0% LTCG/div tax question

In my state, the first $5k of LTCG is exempt from tax and the remainder is taxed like ordinary income. That is why I have state tax even though it is 0% for federal.
 
In my state, which is a conforming state, AGI is carried over from the Federal return to the state. So divs and capital gains are included. Then they make adjustments for items that are not taxable by the state (like interest on US Treasury bonds).

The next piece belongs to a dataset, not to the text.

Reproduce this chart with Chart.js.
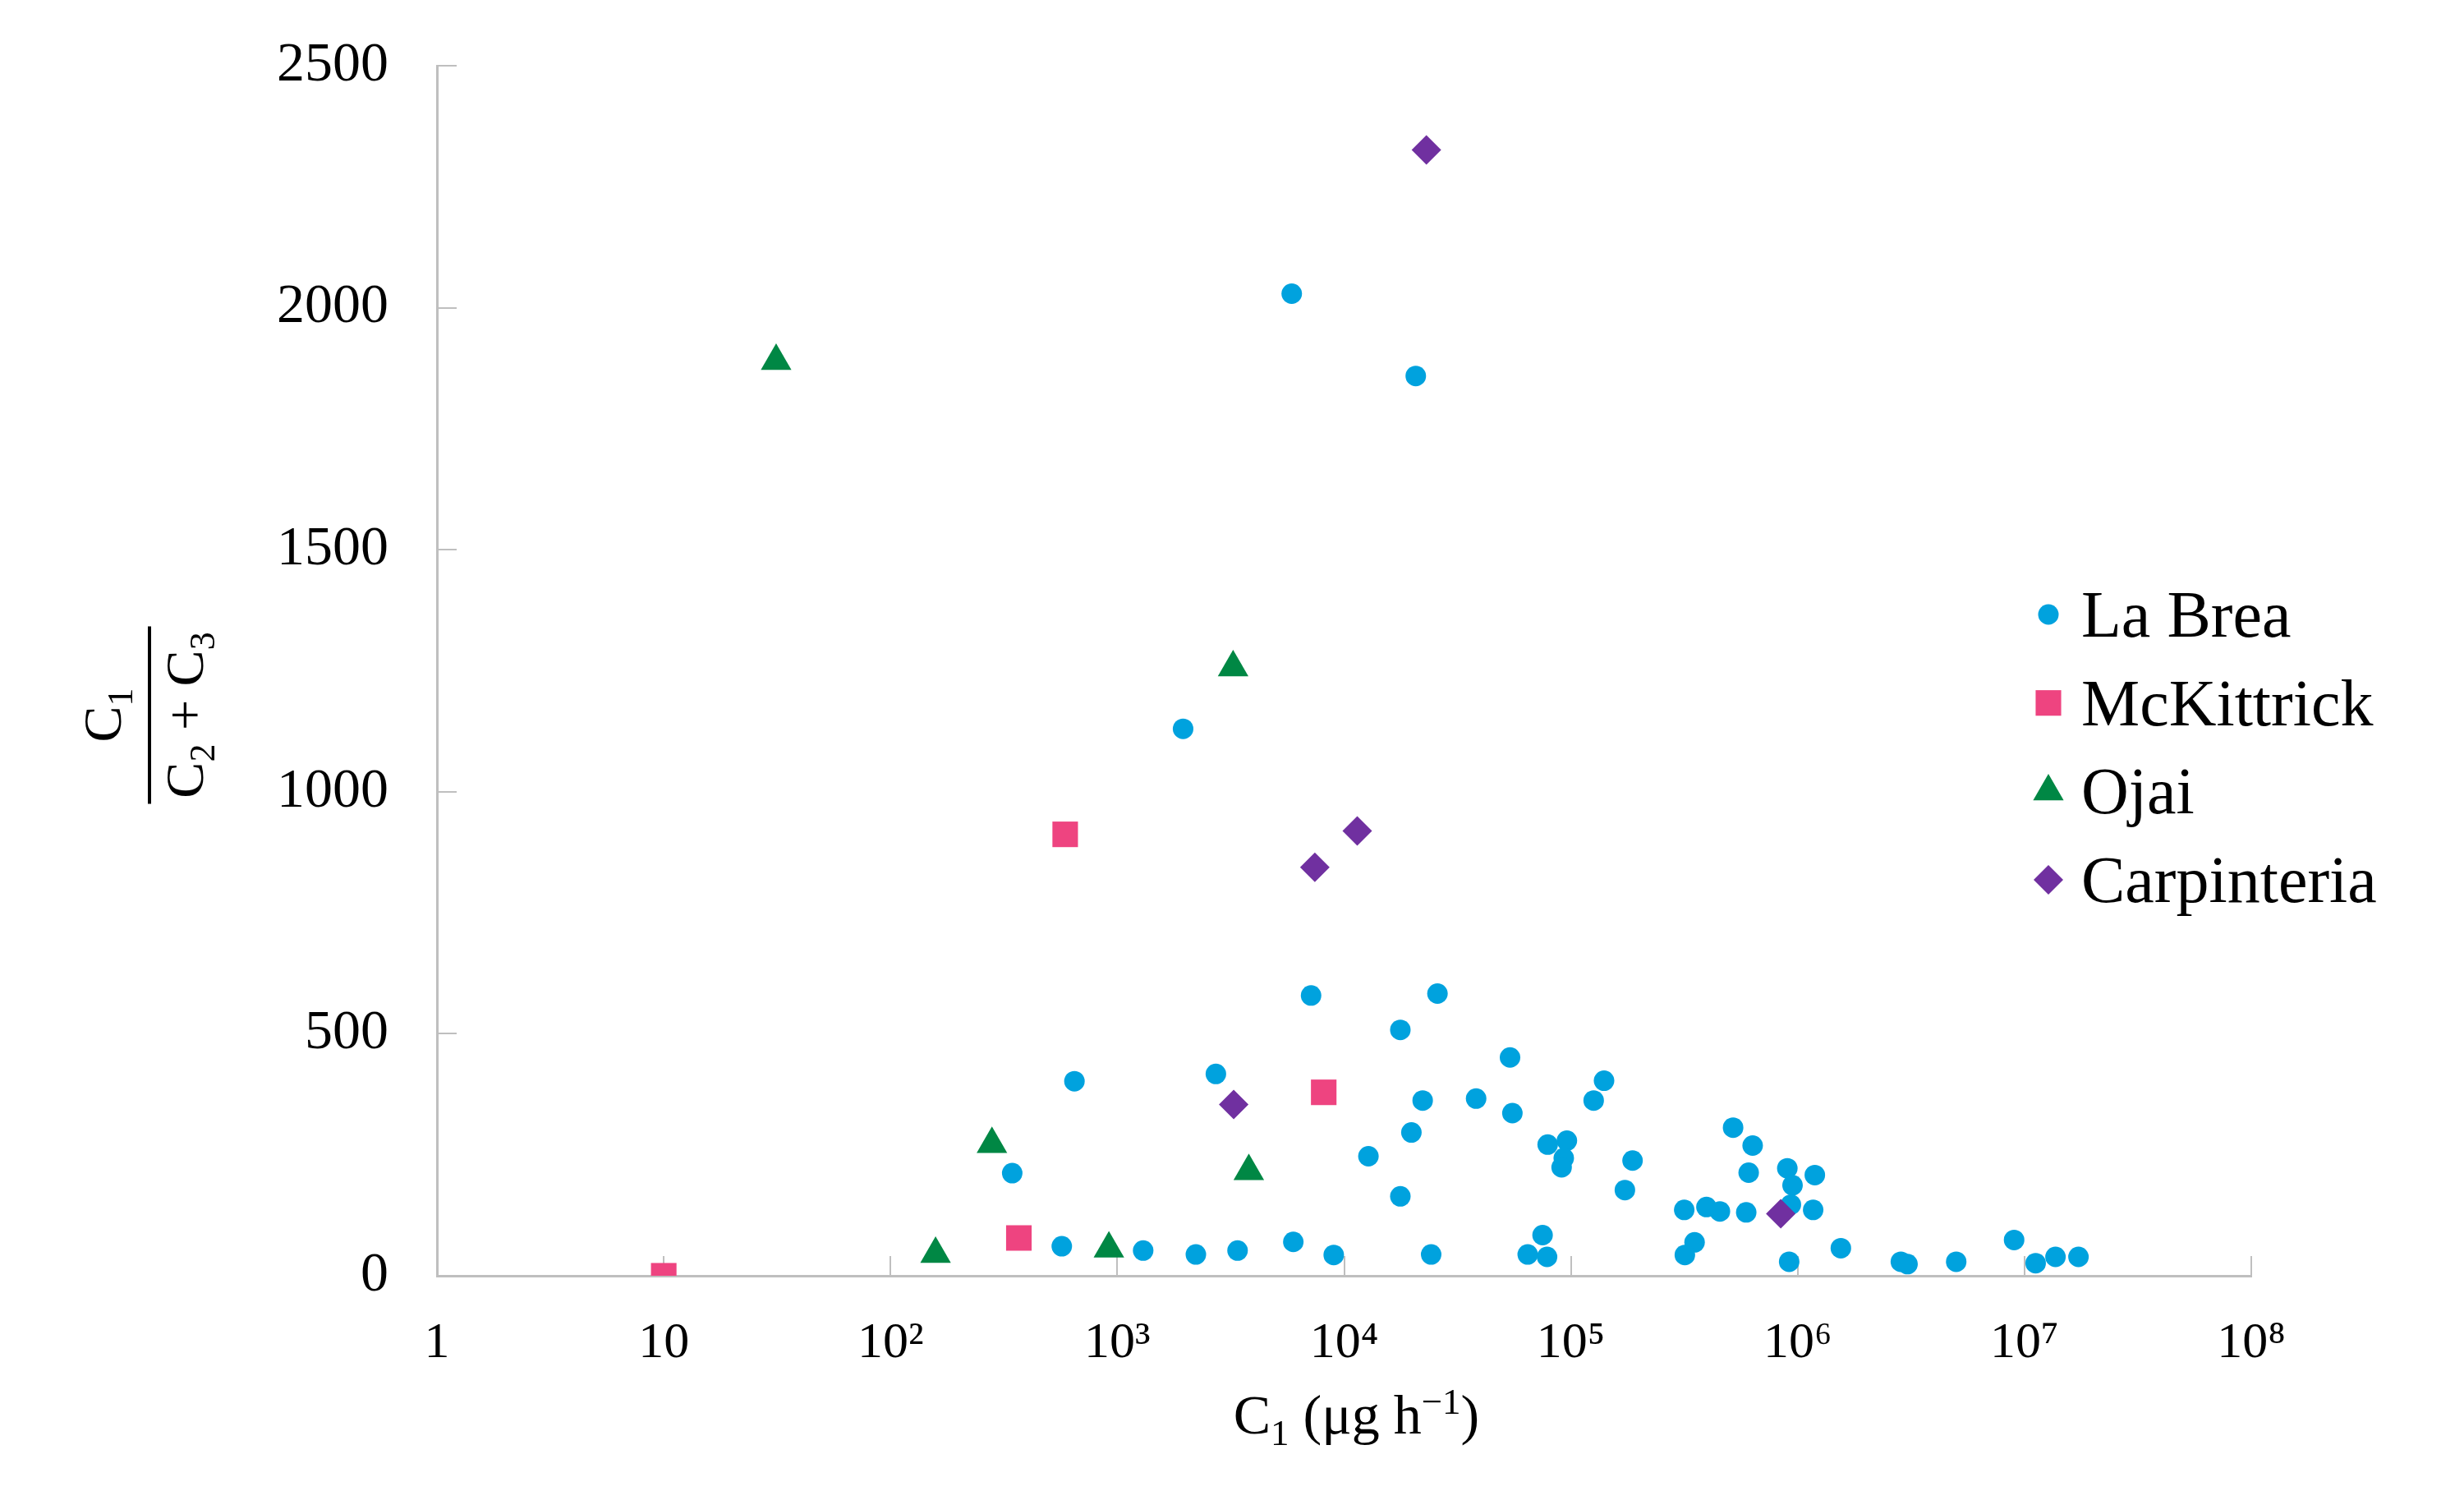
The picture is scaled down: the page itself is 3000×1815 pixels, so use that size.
<!DOCTYPE html>
<html>
<head>
<meta charset="utf-8">
<title>C1 / (C2 + C3) vs C1</title>
<script src="https://cdn.jsdelivr.net/npm/chart.js@4.4.0/dist/chart.umd.min.js"></script>
<style>
    html, body { margin: 0; padding: 0; background: #fff; }
    #wrap { width: 3000px; height: 1815px; }
</style>
</head>
<body>
<div id="wrap"><canvas id="ratioChart"></canvas></div>
<script>
// Данные (C1 в мкг/ч, отношение C1/(C2+C3))
const laBreaC1 = [5875, 20700, 1950, 7150, 25800, 17700, 53900, 140000, 647, 2720,
    22200, 38200, 55200, 126000, 344, 12800, 19800, 17700, 79000, 96000,
    93000, 91000, 187000, 173000, 519000, 633000, 608000, 900000, 1190000, 949000,
    933000, 316000, 396000, 454000, 593000, 1170000, 75000, 64500, 78500, 351000,
    318000, 917000, 1550000, 2850000, 3050000, 5000000, 9000000, 11200000, 13700000, 17300000,
    569, 1300, 2220, 3390, 5970, 9000, 24200];
const laBreaRatio = [2029, 1859, 1130, 579, 583, 508, 451, 403, 402, 417,
    362, 366, 336, 362, 212, 247, 296, 164, 271, 279,
    243, 224, 238, 177, 306, 269, 213, 222, 208, 187,
    147, 136, 142, 133, 131, 136, 84, 44, 39, 69,
    43, 29, 57, 29, 24, 29, 74, 26, 39, 39,
    61, 52, 44, 52, 70, 43, 44];

const mcKittrickC1 = [10, 368, 589, 8130];
const mcKittrickRatio = [0, 78, 912, 379];

const ojaiC1 = [31.3, 3240, 280, 3800, 158, 918];
const ojaiRatio = [1890, 1257, 272, 216, 45, 56];

const carpinteriaC1 = [23060, 7430, 11430, 3260, 842000];
const carpinteriaRatio = [2326, 844, 919, 354, 128];

const xTicks = [1, 10, 100, 1000, 10000, 100000, 1000000, 10000000, 100000000];
const xTickLabels = ['1', '10', '10²', '10³', '10⁴', '10⁵', '10⁶', '10⁷', '10⁸'];
const yTicks = [0, 500, 1000, 1500, 2000, 2500];

const serif = '"Liberation Serif", "Times New Roman", serif';
const axisGray = '#BFBFBF';

function toPoints(xs, ys) {
    return xs.map((x, i) => ({ x: x, y: ys[i] }));
}

// текст с индексами: [строка, 'sub' | 'sup' | '']
function drawRuns(ctx, runs, x, y, size) {
    const fontFor = r => (r[1] ? Math.round(size * 0.66) : size) + 'px ' + serif;
    let total = 0;
    runs.forEach(r => { ctx.font = fontFor(r); total += ctx.measureText(r[0]).width; });
    let cx = x - total / 2;
    runs.forEach(r => {
        ctx.font = fontFor(r);
        const dy = r[1] === 'sub' ? size * 0.21 : r[1] === 'sup' ? -size * 0.36 : 0;
        ctx.fillText(r[0], cx, y + dy);
        cx += ctx.measureText(r[0]).width;
    });
}

const xTitleRuns = [['C', ''], ['1', 'sub'], [' (μg h', ''], ['−1', 'sup'], [')', '']];
const yTitleTop = [['C', ''], ['1', 'sub']];
const yTitleBottom = [['C', ''], ['2', 'sub'], [' + C', ''], ['3', 'sub']];

const axisTitles = {
    id: 'axisTitles',
    afterDraw(chart) {
        const ctx = chart.ctx;
        const a = chart.chartArea;
        ctx.save();
        ctx.fillStyle = '#000';
        ctx.textAlign = 'left';
        ctx.textBaseline = 'alphabetic';
        drawRuns(ctx, xTitleRuns, (a.left + a.right) / 2 + 15, a.bottom + 192, 68);

        // дробь по оси Y
        ctx.translate(0, (a.top + a.bottom) / 2 + 54);
        ctx.rotate(-Math.PI / 2);
        drawRuns(ctx, yTitleTop, 0, 147, 66);
        drawRuns(ctx, yTitleBottom, 0, 247, 66);
        ctx.fillRect(-108, 180, 216, 4);
        ctx.restore();
    }
};

const legendMarks = {
    id: 'legendMarks',
    afterDraw(chart) {
        const ctx = chart.ctx;
        const a = chart.chartArea;
        ctx.save();
        ctx.textAlign = 'left';
        ctx.textBaseline = 'alphabetic';
        ctx.font = '80px ' + serif;
        chart.data.datasets.forEach((ds, i) => {
            const base = 775 + i * 107.7;
            ctx.fillStyle = ds.backgroundColor;
            Chart.helpers.drawPoint(ctx, {
                pointStyle: ds.pointStyle,
                radius: ds.pointRadius,
                rotation: 0,
                borderWidth: 0
            }, a.right - 247, base - 27);
            ctx.fillStyle = '#000';
            ctx.fillText(ds.label, a.right - 207, base);
        });
        ctx.restore();
    }
};

const ctx = document.getElementById('ratioChart').getContext('2d');
new Chart(ctx, {
    type: 'scatter',
    data: {
        datasets: [{
            label: 'La Brea',
            data: toPoints(laBreaC1, laBreaRatio),
            pointStyle: 'circle',
            pointRadius: 12.5,
            backgroundColor: 'rgb(0,162,222)',
            borderWidth: 0,
            order: 3
        }, {
            label: 'McKittrick',
            data: toPoints(mcKittrickC1, mcKittrickRatio),
            pointStyle: 'rect',
            pointRadius: 22,
            backgroundColor: 'rgb(238,68,128)',
            borderWidth: 0,
            order: 2
        }, {
            label: 'Ojai',
            data: toPoints(ojaiC1, ojaiRatio),
            pointStyle: 'triangle',
            pointRadius: 21.5,
            backgroundColor: 'rgb(0,135,68)',
            borderWidth: 0,
            order: 1
        }, {
            label: 'Carpinteria',
            data: toPoints(carpinteriaC1, carpinteriaRatio),
            pointStyle: 'rectRot',
            pointRadius: 18,
            backgroundColor: 'rgb(112,48,160)',
            borderWidth: 0,
            order: 0
        }]
    },
    options: {
        responsive: true,
        maintainAspectRatio: false,
        devicePixelRatio: 1,
        animation: false,
        layout: {
            padding: { top: 80, right: 259, bottom: 0, left: 0 }
        },
        scales: {
            x: {
                type: 'logarithmic',
                min: 1,
                max: 100000000,
                afterBuildTicks: axis => { axis.ticks = xTicks.map(v => ({ value: v })); },
                afterFit: axis => { axis.height = 262; },
                grid: {
                    drawOnChartArea: false,
                    drawTicks: true,
                    tickLength: -24,
                    color: axisGray,
                    lineWidth: 2
                },
                border: { display: true, color: axisGray, width: 3 },
                ticks: {
                    autoSkip: false,
                    maxRotation: 0,
                    padding: 70,
                    color: '#000',
                    font: { family: serif, size: 62 },
                    callback: value => xTickLabels[xTicks.indexOf(value)]
                }
            },
            y: {
                min: 0,
                max: 2500,
                afterBuildTicks: axis => { axis.ticks = yTicks.map(v => ({ value: v })); },
                afterFit: axis => {
                    axis.width = 532;
                    // отступ подписей не должен сдвигать область графика
                    axis.paddingTop = 0;
                    axis.paddingBottom = 0;
                },
                grid: {
                    drawOnChartArea: false,
                    drawTicks: true,
                    tickLength: -24,
                    color: axisGray,
                    lineWidth: 2
                },
                border: { display: true, color: axisGray, width: 3 },
                ticks: {
                    padding: 83,
                    color: '#000',
                    font: { family: serif, size: 68 },
                    callback: value => String(value)
                }
            }
        },
        plugins: {
            legend: { display: false },
            tooltip: { enabled: false }
        }
    },
    plugins: [axisTitles, legendMarks]
});
</script>
</body>
</html>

My state (New York) is like this, too. You copy the data as it appears on your federal return then perform adjustments, both upward and downward, to the federal AGI. Upward adjustments include adding back interest from muni bonds issued in other states (i.e. a national muni bond fund). Downward adjustments include subtracting state income/property tax refunds. (I have some of each of these which have roughly offset each other over the years.) Then you get your New York AGI and continue from there, with all dividends and cap gains taxed as ordinary income.
 
If all your income comes from long term capital gain and dividends from your investments, and the total amounts to 20,000 a year, do you pay no income tax, or do you pay income tax on the $20000 a year?
 
pb4uski
Thanks for the answer. I looked at some articles just now: if there is no resolution of the fiscal cliff and the new tax rate kicks in in 2013, there is no 10% bracket, the lowest bracket is 15%, and it appears there is no 0% tax on LTCG and dividend anymore come 2013, there is a 10% tax rate on LGCG and dividend, even if your total income is inside the 15% bracket. Am I reading that correctly?
 
That sounds right but I haven't researched it. From what i have read/heard, I think it likely that the Bush-era tax cuts will be preserved for lower tax brackets. It is unclear if that will include 0% rate on qualified dividends and capital gain. If 0% is retained, then I have some additional gain harvesting to do in 2013, if not, then I'll focus on Roth conversions instead.